Following two waves of fuel hikes, Egypt’s middle-class succumb to austerity

Omar Abdel Sattar has been navigating Cairo’s heavily jammed streets to attend business meetings ever since he started his job at a web developing company, however, he’s starting to have second thoughts regarding his job’s logistics, as inflation in Egypt rocketed due to Egypt’s government austerity measures, including a recent sharp increase in fuel prices.

“Some days I have to drive from Heliopolis to 6 October to New Cairo and then back again to attend meetings with clients, but with the hikes in fuel prices I’m not going to be doing this anymore,” Abdel Sattar said.

Egypt announced last week that 80 octane petrol and diesel will sell for LE3.65 ($0.20) a liter, up from LE2.35 ($0.13), while 92 octane petrol rose from LE3.5 to LE5 pounds ($0.19 to $0.27).

Raising fuel prices is bound to boost the surging discontent over the austerity policies launched by President Abdel Fattah al-Sisi. However, Egypt’s Prime Minister Sherif Ismail said that the decision was essential and could not be delayed.

Abdel Sattar, a young man who considers himself a part of the middle class, earns a base salary of LE4000 per month. “My family is financially stable,” he claims. “So the price hikes are still bearable. But if I were financially independent, the recent hikes won’t be manageable in at all.”

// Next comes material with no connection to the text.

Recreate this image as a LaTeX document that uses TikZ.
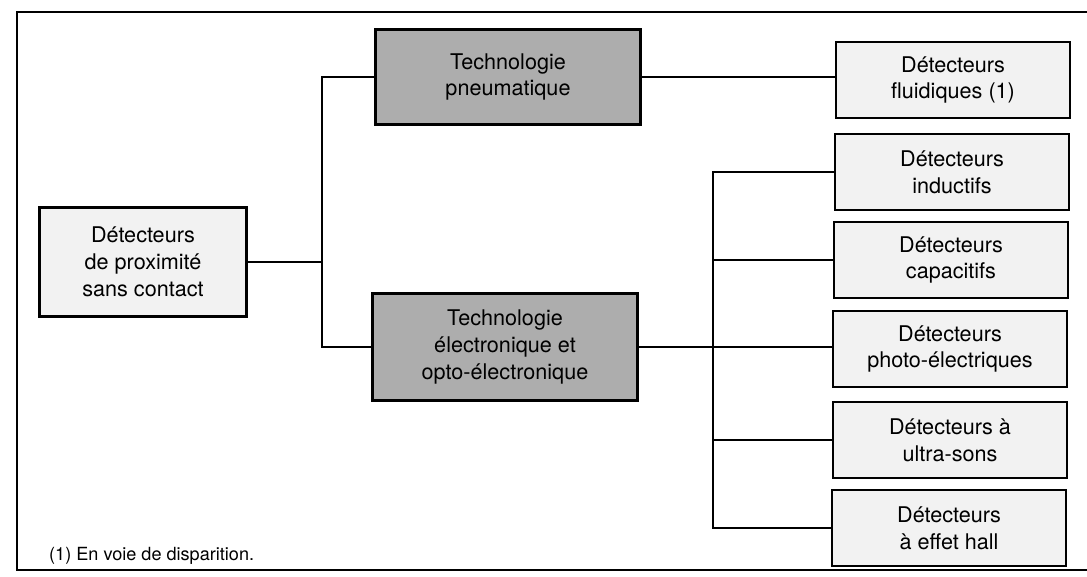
\documentclass[tikz,border=0pt]{standalone}
\usepackage{fontspec}
\setmainfont{TeX Gyre Heros}
\usetikzlibrary{calc}
\definecolor{papier}{gray}{0.95}
\definecolor{trame}{gray}{0.68}
\tikzset{
	boite/.style={draw, line width=1.6pt, align=center, inner sep=2pt,
		font=\fontsize{12.3}{15.3}\selectfont},
	claire/.style={boite, fill=papier, minimum width=4.68cm, minimum height=1.52cm},
	sombre/.style={boite, fill=trame, minimum width=5.3cm},
	trait/.style={line width=0.8pt}
}

\begin{document}
\begin{tikzpicture}[x=0.02cm, y=-0.02cm]
			%%%%% START %%%%%
			\useasboundingbox (0, 0) rectangle (1087, 576);
			
			% cadre
			\draw[line width=1.2pt] (1087, 12) -- (17, 12) -- (17, 570) -- (1087, 570);
			
			\node[boite, fill=papier, minimum width=4.14cm, minimum height=2.18cm] (main) at (143, 262) {Détecteurs\\de proximité\\sans contact};
			
			\node[sombre, minimum height=1.9cm] (pneu) at (508, 77) {Technologie\\pneumatique};
			\node[sombre, minimum height=2.14cm] (elec) at (505, 347) {Technologie\\électronique et\\opto-électronique};
			
			\node[claire] (fluid) at (953, 80) {Détecteurs\\fluidiques (1)};
			\node[claire] (induc) at (952, 172) {Détecteurs\\inductifs};
			\node[claire] (capa) at (951, 260) {Détecteurs\\capacitifs};
			\node[claire] (photo) at (950, 349) {Détecteurs\\photo-électriques};
			\node[claire] (ultra) at (950, 440) {Détecteurs à\\ultra-sons};
			\node[claire] (hall) at (949, 528) {Détecteurs\\à effet hall};
			
			\coordinate (gauche) at (322, 262);
			\coordinate (droite) at (713, 172);
			
			% liaisons
			\draw[trait] (main.east) -- (gauche);
			\draw[trait] (pneu.west) -| (gauche) |- (elec.west);
			\draw[trait] (pneu.east) -- (pneu.east -| fluid.west);
			\draw[trait] (induc.west) -- (droite) |- (hall.west);
			\draw[trait] (capa.west) -- (capa.west -| droite);
			\draw[trait] (elec.east) -- (elec.east -| photo.west);
			\draw[trait] (ultra.west) -- (ultra.west -| droite);
			
			\node[anchor=west, font=\fontsize{10.3}{12}\selectfont] (note) at (43, 556) {(1) En voie de disparition.};
			
			%%%%% END %%%%%
		\end{tikzpicture}
\end{document}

With the recent fuel hike, Abdel Sattar is spending more than LE 800 per month on gas, compared to LE 560 before the hike, given that he fuels up his tank four times a month.

“I think I’m going to have to start reducing my consumption or asking clients to meet at the office, so I’d save my money,” Abdel Sattar said.

The subsidy cuts in fuel come as part of broader economic reforms taken to meet demands by the International Monetary Fund (IMF) for a $12 billion bailout loan.
Other measures taken to appease the IMF include the imposition of the value added tax.

Naira Sherif, a marketing specialist at a telecom company, is heavily dependent on her car for her daily commute from Heliopolis to New Cairo. She now fills up her tank for around LE300 per week, summing up to a total of around LE1200 per month, compared to LE780 before the inflation.

“I’m heavily cutting out on my personal consumption- like going out for dinner, for example- because the car is my priority now,” Sherif said.
“I witness our lifestyle changing and these hikes won’t be the end of it,” she added.

The fuel price hike is the second of its kind and came less than a year after a similar rise in November 2016, in which fuel prices increased by 34.6 percent to 46.9 percent.

Additionally, taxi drivers automatically raised the tariff fare by LE1; this negatively affects people who depend on taxis as a daily means of transportation.

This increase has pushed many citizens in Egypt to abandon their vehicles and start depending on other means of transportation, such as calling for an Uber/Careem or taking public transport.

“My workplace is in Dokki,” said Ahmed Atta, a bank teller. “I used to drive to work from my residence all the way in Taggamo al-Khames (the Fifth Settlement),” he told Egypt Independent on Monday.
However, Atta was forced to abandon the usage of his vehicle, as he became unable to afford the monthly cost of fuel after the initial inflation last year.

“I agreed with a taxi driver to take me to work, in return for LE800 per month,” Atta explained.

Following the recent fuel hikes that took place a few weeks ago, the agreed monthly fee between Atta and the taxi driver reached LE950 per month, despite the fact that the vehicle used runs on natural gas, which has not been been negatively affected.
The taxi driver told Atta that it is necessary to increase his fees, as the vehicle’s maintenance services have gone up.

Prior to 2016, Egyptians received subsidies on fuel and natural gas products, and had not expected such a radical change in the system.
Egyptians, for the most part, heavily depend on the daily usage of their cars, however, with the recent fuel hike, citizens are trying to find other ways to get by that won’t waste their wages.